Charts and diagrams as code
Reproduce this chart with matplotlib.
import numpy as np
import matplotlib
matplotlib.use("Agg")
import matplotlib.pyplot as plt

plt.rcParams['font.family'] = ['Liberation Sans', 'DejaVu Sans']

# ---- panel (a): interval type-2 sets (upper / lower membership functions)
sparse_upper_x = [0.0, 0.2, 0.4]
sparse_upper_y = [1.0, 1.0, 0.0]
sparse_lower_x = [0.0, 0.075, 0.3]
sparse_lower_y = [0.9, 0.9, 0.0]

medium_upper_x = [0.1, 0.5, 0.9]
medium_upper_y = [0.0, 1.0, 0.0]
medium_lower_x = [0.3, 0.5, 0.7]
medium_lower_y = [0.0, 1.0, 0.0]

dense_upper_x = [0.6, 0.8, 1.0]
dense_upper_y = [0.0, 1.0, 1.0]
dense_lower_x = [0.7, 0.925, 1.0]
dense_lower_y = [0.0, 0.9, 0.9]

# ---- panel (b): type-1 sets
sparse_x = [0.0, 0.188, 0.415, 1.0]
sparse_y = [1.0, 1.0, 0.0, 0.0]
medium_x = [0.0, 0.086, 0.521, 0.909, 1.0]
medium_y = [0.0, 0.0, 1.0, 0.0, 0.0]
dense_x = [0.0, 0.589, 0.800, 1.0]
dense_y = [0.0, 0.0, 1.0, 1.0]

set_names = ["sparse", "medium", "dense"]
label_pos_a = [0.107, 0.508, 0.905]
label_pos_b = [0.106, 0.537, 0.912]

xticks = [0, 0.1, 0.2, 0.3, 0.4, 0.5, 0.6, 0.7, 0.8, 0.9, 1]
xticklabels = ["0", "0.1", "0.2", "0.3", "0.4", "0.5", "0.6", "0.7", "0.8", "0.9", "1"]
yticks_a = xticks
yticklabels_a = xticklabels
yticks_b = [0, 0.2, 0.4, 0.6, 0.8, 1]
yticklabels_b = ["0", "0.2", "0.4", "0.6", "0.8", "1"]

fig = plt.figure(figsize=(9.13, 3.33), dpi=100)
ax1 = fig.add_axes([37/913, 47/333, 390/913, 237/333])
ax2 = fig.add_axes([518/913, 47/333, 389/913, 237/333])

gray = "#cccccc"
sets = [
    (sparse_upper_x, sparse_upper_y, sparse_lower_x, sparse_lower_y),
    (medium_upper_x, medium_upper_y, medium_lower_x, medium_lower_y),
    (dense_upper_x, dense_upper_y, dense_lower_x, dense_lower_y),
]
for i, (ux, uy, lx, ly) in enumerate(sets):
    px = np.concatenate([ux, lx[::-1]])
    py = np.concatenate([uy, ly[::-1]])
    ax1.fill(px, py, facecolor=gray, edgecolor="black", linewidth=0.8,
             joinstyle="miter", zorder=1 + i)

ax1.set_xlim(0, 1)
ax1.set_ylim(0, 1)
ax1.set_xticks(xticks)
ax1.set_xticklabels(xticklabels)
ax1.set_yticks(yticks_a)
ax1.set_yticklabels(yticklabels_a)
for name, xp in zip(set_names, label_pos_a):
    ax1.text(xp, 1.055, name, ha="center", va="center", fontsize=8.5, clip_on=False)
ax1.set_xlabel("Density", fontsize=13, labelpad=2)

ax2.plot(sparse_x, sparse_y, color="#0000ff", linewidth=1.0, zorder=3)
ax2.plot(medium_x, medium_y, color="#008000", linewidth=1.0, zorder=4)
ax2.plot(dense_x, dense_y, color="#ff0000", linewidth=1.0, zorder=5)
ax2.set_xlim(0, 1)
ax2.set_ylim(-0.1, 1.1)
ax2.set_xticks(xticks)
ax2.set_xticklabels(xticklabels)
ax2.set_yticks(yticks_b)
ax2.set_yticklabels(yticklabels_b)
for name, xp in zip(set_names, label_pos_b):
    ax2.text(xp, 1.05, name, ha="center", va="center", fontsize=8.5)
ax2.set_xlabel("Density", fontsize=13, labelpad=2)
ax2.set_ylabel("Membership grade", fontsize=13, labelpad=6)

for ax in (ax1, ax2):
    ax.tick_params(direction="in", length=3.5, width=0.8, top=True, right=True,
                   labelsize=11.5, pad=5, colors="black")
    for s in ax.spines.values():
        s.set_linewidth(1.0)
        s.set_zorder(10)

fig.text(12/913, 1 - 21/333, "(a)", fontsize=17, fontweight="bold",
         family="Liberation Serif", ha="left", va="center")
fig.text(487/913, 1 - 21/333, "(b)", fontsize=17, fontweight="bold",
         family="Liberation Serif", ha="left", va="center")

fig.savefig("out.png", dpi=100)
...
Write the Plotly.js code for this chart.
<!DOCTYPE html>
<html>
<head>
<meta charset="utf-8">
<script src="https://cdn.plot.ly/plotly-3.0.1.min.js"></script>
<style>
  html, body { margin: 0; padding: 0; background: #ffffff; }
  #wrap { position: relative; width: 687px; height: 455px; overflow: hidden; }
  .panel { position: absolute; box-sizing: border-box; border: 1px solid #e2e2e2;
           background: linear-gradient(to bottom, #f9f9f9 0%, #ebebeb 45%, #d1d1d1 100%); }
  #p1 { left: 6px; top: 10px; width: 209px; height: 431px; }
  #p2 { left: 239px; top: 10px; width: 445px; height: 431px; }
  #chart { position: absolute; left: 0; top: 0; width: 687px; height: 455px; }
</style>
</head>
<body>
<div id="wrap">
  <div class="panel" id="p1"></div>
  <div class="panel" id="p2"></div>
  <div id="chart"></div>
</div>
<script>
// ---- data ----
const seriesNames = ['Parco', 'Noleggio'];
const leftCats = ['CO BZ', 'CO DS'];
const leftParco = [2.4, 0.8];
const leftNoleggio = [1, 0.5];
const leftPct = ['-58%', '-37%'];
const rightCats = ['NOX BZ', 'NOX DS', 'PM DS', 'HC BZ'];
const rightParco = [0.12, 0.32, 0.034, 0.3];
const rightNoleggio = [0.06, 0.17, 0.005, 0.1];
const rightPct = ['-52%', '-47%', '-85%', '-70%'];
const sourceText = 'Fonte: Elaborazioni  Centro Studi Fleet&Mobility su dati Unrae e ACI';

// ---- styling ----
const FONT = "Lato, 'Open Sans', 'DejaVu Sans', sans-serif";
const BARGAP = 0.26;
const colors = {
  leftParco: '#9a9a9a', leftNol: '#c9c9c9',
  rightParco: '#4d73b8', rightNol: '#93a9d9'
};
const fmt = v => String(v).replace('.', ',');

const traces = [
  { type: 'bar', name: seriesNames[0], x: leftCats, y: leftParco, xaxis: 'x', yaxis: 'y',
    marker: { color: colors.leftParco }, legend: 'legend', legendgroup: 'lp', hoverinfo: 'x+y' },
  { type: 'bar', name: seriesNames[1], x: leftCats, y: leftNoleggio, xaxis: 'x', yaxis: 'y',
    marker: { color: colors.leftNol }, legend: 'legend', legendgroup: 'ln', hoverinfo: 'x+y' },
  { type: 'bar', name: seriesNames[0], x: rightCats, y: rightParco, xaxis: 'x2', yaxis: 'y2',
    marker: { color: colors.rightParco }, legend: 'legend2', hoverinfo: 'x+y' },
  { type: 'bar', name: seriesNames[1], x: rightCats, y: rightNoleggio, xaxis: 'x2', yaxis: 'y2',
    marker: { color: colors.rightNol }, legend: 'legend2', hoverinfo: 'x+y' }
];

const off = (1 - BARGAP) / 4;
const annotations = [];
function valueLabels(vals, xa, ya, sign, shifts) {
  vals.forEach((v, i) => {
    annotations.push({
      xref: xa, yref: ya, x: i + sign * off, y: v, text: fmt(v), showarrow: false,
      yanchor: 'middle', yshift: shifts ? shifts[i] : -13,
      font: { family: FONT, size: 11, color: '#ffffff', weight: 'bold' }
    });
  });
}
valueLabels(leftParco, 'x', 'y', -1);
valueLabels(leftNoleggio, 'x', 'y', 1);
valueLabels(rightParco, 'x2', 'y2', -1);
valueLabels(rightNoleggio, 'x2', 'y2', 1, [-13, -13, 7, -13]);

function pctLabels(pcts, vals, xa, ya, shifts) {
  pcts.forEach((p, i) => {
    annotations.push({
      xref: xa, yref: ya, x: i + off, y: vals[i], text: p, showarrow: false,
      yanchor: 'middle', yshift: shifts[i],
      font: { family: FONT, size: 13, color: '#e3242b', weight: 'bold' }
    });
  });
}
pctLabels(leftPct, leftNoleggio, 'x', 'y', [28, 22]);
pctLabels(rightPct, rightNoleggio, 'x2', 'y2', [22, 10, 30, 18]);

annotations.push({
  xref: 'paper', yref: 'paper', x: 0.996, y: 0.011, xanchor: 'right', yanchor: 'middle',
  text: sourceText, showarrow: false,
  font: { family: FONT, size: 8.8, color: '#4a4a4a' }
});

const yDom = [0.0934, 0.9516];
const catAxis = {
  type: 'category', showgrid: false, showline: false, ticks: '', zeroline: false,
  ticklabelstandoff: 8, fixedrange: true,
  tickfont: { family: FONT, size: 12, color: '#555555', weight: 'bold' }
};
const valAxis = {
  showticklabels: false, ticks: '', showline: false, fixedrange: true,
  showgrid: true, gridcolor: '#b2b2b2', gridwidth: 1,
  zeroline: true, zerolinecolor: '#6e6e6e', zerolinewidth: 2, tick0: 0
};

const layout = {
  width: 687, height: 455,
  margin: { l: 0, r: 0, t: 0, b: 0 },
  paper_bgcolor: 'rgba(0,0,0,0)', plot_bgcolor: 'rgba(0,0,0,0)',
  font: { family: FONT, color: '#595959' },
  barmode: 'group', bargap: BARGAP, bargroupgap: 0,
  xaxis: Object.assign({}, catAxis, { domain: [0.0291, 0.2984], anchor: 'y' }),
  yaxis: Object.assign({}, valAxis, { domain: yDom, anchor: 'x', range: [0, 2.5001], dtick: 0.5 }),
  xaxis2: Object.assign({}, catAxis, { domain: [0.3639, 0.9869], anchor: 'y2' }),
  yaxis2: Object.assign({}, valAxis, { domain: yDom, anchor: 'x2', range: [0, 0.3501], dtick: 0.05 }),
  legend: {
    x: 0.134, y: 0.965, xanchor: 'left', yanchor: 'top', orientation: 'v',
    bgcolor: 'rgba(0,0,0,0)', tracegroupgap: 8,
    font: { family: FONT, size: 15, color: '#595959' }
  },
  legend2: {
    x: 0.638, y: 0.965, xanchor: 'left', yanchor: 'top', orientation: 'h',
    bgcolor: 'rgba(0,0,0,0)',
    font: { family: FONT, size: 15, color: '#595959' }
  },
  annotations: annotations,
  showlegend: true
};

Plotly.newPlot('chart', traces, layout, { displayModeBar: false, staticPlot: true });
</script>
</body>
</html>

(Job): Start with the line that contains "Reproduce this chart with matplotlib." and end with the line that contains "dense_lower_y = [0.0, 0.9, 0.9]"; give those lines again exactly, and no others.

(Solution to this problem):
Reproduce this chart with matplotlib.
import numpy as np
import matplotlib
matplotlib.use("Agg")
import matplotlib.pyplot as plt

plt.rcParams['font.family'] = ['Liberation Sans', 'DejaVu Sans']

# ---- panel (a): interval type-2 sets (upper / lower membership functions)
sparse_upper_x = [0.0, 0.2, 0.4]
sparse_upper_y = [1.0, 1.0, 0.0]
sparse_lower_x = [0.0, 0.075, 0.3]
sparse_lower_y = [0.9, 0.9, 0.0]

medium_upper_x = [0.1, 0.5, 0.9]
medium_upper_y = [0.0, 1.0, 0.0]
medium_lower_x = [0.3, 0.5, 0.7]
medium_lower_y = [0.0, 1.0, 0.0]

dense_upper_x = [0.6, 0.8, 1.0]
dense_upper_y = [0.0, 1.0, 1.0]
dense_lower_x = [0.7, 0.925, 1.0]
dense_lower_y = [0.0, 0.9, 0.9]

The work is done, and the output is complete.